この道にはビクトリア王朝時代、鉄道が敷かれていました。現在は廃線となりましたが、一部の廃線跡が駅のプラットホームや駅舎、鉄橋はそのままトレイル客向けに開放されています。
スペイサイドウェイは、野を越え山を越え、蒸気機関車が似合うのどかな雰囲気が漂う道です。

線路が外された駅舎 画像提供:geograph

裏テーマは蒸留所めぐり

ところで、スぺイ川と聞いてピン!と来た人は、なかなかのウイスキー通。

鉄道開通と前後して、スペイ川やその支流には数多くの蒸留所が建てられました。わずか160キロの流域にスコットランドの全体の約半数が集中するスコッチウイスキーの「聖地」といえる一帯です。

その秘密はスぺイ川を流れる水。
泥炭層(ピート)から染み出す伏流水は薄い褐色を帯びており、独特の香りがウイスキー個性を引き出すのに一役買っています。「生命の水」とも言われる所以です。

グレンフィディックやザ・グレンリベットといった有名銘柄のほかにも多くの蒸留所があり、トレイルの途中で見学や試飲を楽しむことができるのです。

長距離自然歩道

イギリスにはロング・ディスタンス・ルートという長距離自然歩道がいくつかあり、スペイサイドウェイは、スコットランドの公式ロング・ディスタンス・ルートのひとつです。

線路を外し、そっくりそのままその上を歩けるようにしたので、他のコースと違いアップダウンもほとんどなく、歩きやすいことから人気です。

因みに、ロング・ディスタンス・ルートのシンボルマークは、スコットランドの国花でもあるアザミ。ハイランド地方に広範にわたり群生しています。

スコットランドアザミ 画像提供:wekipedia

ダフタウン・ループへ

ダフタウン・ループは、スペイ川の中流域アヴァロワから南に分岐してダフタウンへ向かい、クライガルヒに戻る迂回ルート。

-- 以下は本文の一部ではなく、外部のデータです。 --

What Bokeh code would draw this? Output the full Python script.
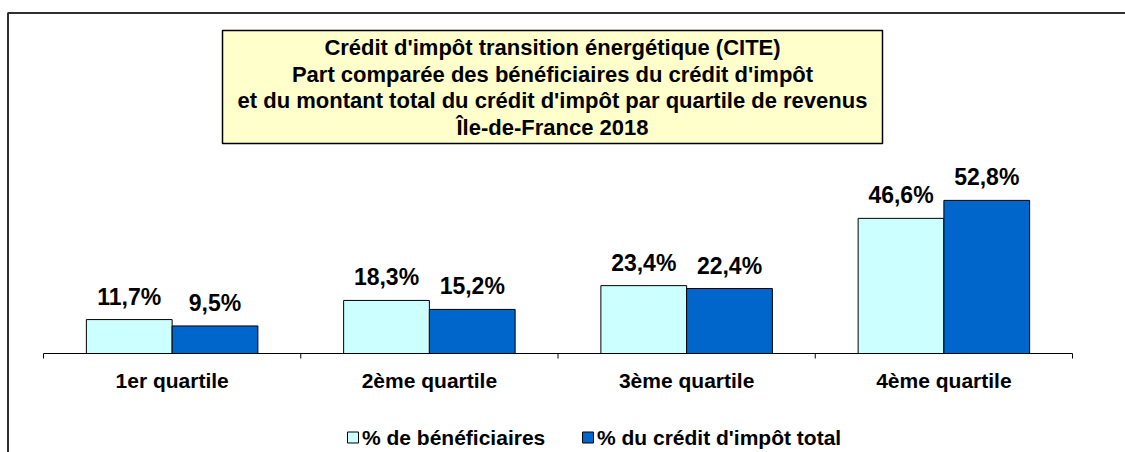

もともとスペイサイドウェイのルートでしたが、フィディック川の浸食が激しく通行に注意が必要なことから、現在はサブルートとして運用されています。

スぺイ川に沿って真っすぐ行けばわずか2マイルの行程を10マイルかけて遠回りするトレイルです。
しかしそれだけの価値が十分に味わえる道です。厳しい自然と侵略に耐えたスコットランド魂。そして、ウイスキー。

古い詩に「ローマは7つの丘の上に築かれた。ダフタウンは7つの蒸留器の上に築かれた」と詠われています。
現在、ダフタウンには9つの蒸留所があり、モルトウイスキーの首都とも言われています。

ダフタウンの街並みと時計塔 画像提供:geograph

ダフタウンのシンボル時計塔を訪ねたら、グレンフィディック蒸留所に向かいます。
ゲール語で「鹿の谷」を意味するグレンフィディックは、世界でもっとも売れているシングルモルトウイスキー。英国で初めてシングルモルトを販売した蒸溜所としても知られます。
世界的ブランドとなった現在も、創業者ウィリアム・グラントの子孫が経営しています。

近くのバルヴェニー城は19世紀後半に建てられたスコットランドでもっとも古い石造りの城の一つ。
15世紀半ば以降、要塞からルネサンス様式の邸宅へと変貌して以降、廃城となったが、現在はヒストリック・スコットランドによって管理されています。
A941号線を北上すれば、キース&ダフタウン鉄道の出発駅ダフタウン駅に到着です。

ダフタウン駅 画像提供:geograph

キース&ダフタウン鉄道

キース&ダフタウン鉄道は、英国最北の遺産鉄道として知られています。「ウイスキー古道」と呼ばれるかつてウイスキーを運び出した道に敷かれた鉄道です。
全長11マイルの路線には、アイラ川やフィディック川といったその世界では名の知れた渓谷のほか、森林、農地、湖、城、蒸留所の車窓が楽しめる人気路線です。
7~9月の週末(金土日)のみの運行。
キース&ダフタウン鉄道公式HP

スペイサイドウェイは、上流のアヴィーモアからスペイ川に沿って河口まで約160キロ、スコットランドの魂、スピリッツに触れる道です。
今回ご紹介したダフタウン・ループはそのハイライトともいえる区間で、ウイスキー好きの方ならその魅力は倍加することでしょう。
私もその一人。今宵も静かにグレンフィディックを味わいながら、彼の地へ思いを馳せています。